> [Aim]
Transcribe the full listing exactly, and drop every picture.

> [Stored data]

--- start ---

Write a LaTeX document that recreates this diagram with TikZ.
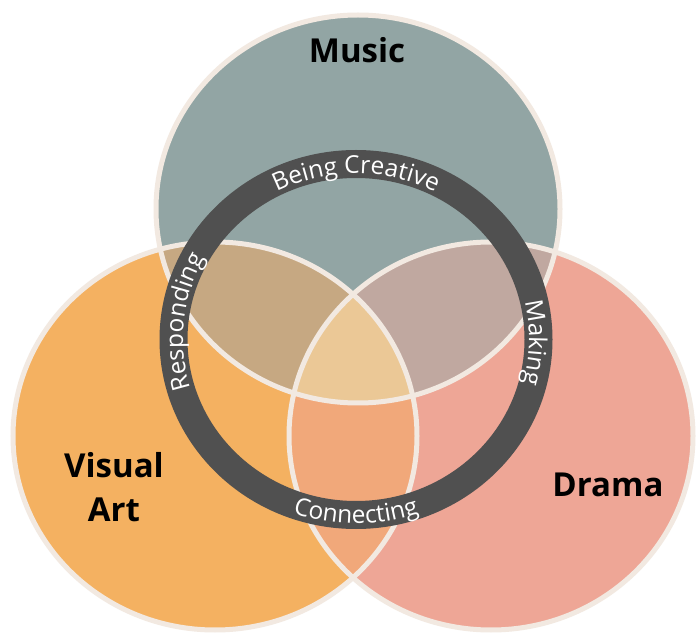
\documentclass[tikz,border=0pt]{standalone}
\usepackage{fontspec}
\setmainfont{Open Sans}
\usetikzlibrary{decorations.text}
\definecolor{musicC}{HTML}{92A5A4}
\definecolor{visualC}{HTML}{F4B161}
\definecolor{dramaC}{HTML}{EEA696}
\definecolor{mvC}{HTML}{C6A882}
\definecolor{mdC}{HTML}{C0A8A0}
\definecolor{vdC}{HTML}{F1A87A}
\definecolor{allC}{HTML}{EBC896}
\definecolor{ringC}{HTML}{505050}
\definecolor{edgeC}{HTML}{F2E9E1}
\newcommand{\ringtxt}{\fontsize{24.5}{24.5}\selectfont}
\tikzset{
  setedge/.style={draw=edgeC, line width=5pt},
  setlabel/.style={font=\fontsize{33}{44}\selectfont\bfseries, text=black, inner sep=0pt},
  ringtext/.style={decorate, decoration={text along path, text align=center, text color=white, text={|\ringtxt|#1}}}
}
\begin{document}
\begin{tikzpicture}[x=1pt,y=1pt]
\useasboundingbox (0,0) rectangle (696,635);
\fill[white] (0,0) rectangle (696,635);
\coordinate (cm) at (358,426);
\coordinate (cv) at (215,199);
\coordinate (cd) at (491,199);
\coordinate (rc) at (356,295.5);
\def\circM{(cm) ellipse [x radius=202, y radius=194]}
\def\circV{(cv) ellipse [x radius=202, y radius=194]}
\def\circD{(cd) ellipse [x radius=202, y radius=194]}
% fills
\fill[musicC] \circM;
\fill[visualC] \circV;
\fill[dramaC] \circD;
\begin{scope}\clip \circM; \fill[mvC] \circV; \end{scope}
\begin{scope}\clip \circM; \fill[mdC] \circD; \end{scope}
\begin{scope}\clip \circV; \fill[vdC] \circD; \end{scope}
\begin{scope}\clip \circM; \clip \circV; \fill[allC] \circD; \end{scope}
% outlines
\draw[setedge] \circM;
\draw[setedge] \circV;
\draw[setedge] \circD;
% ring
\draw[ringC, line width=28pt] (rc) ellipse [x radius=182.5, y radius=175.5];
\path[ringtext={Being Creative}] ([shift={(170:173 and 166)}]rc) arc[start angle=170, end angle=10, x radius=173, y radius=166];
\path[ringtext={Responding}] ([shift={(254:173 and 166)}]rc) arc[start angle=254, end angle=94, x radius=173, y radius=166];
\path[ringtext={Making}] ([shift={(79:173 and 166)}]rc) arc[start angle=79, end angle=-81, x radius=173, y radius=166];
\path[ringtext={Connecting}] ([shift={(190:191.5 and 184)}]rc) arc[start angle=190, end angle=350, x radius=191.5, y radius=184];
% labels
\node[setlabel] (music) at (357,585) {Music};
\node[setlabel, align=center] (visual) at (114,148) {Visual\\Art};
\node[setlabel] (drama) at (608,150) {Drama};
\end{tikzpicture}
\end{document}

--- end ---

> [In response]
Write a LaTeX document that recreates this diagram with TikZ.
\documentclass[tikz,border=0pt]{standalone}
\usepackage{fontspec}
\setmainfont{Open Sans}
\usetikzlibrary{decorations.text}
\definecolor{musicC}{HTML}{92A5A4}
\definecolor{visualC}{HTML}{F4B161}
\definecolor{dramaC}{HTML}{EEA696}
\definecolor{mvC}{HTML}{C6A882}
\definecolor{mdC}{HTML}{C0A8A0}
\definecolor{vdC}{HTML}{F1A87A}
\definecolor{allC}{HTML}{EBC896}
\definecolor{ringC}{HTML}{505050}
\definecolor{edgeC}{HTML}{F2E9E1}
\newcommand{\ringtxt}{\fontsize{24.5}{24.5}\selectfont}
\tikzset{
  setedge/.style={draw=edgeC, line width=5pt},
  setlabel/.style={font=\fontsize{33}{44}\selectfont\bfseries, text=black, inner sep=0pt},
  ringtext/.style={decorate, decoration={text along path, text align=center, text color=white, text={|\ringtxt|#1}}}
}
\begin{document}
\begin{tikzpicture}[x=1pt,y=1pt]
\useasboundingbox (0,0) rectangle (696,635);
\fill[white] (0,0) rectangle (696,635);
\coordinate (cm) at (358,426);
\coordinate (cv) at (215,199);
\coordinate (cd) at (491,199);
\coordinate (rc) at (356,295.5);
\def\circM{(cm) ellipse [x radius=202, y radius=194]}
\def\circV{(cv) ellipse [x radius=202, y radius=194]}
\def\circD{(cd) ellipse [x radius=202, y radius=194]}
% fills
\fill[musicC] \circM;
\fill[visualC] \circV;
\fill[dramaC] \circD;
\begin{scope}\clip \circM; \fill[mvC] \circV; \end{scope}
\begin{scope}\clip \circM; \fill[mdC] \circD; \end{scope}
\begin{scope}\clip \circV; \fill[vdC] \circD; \end{scope}
\begin{scope}\clip \circM; \clip \circV; \fill[allC] \circD; \end{scope}
% outlines
\draw[setedge] \circM;
\draw[setedge] \circV;
\draw[setedge] \circD;
% ring
\draw[ringC, line width=28pt] (rc) ellipse [x radius=182.5, y radius=175.5];
\path[ringtext={Being Creative}] ([shift={(170:173 and 166)}]rc) arc[start angle=170, end angle=10, x radius=173, y radius=166];
\path[ringtext={Responding}] ([shift={(254:173 and 166)}]rc) arc[start angle=254, end angle=94, x radius=173, y radius=166];
\path[ringtext={Making}] ([shift={(79:173 and 166)}]rc) arc[start angle=79, end angle=-81, x radius=173, y radius=166];
\path[ringtext={Connecting}] ([shift={(190:191.5 and 184)}]rc) arc[start angle=190, end angle=350, x radius=191.5, y radius=184];
% labels
\node[setlabel] (music) at (357,585) {Music};
\node[setlabel, align=center] (visual) at (114,148) {Visual\\Art};
\node[setlabel] (drama) at (608,150) {Drama};
\end{tikzpicture}
\end{document}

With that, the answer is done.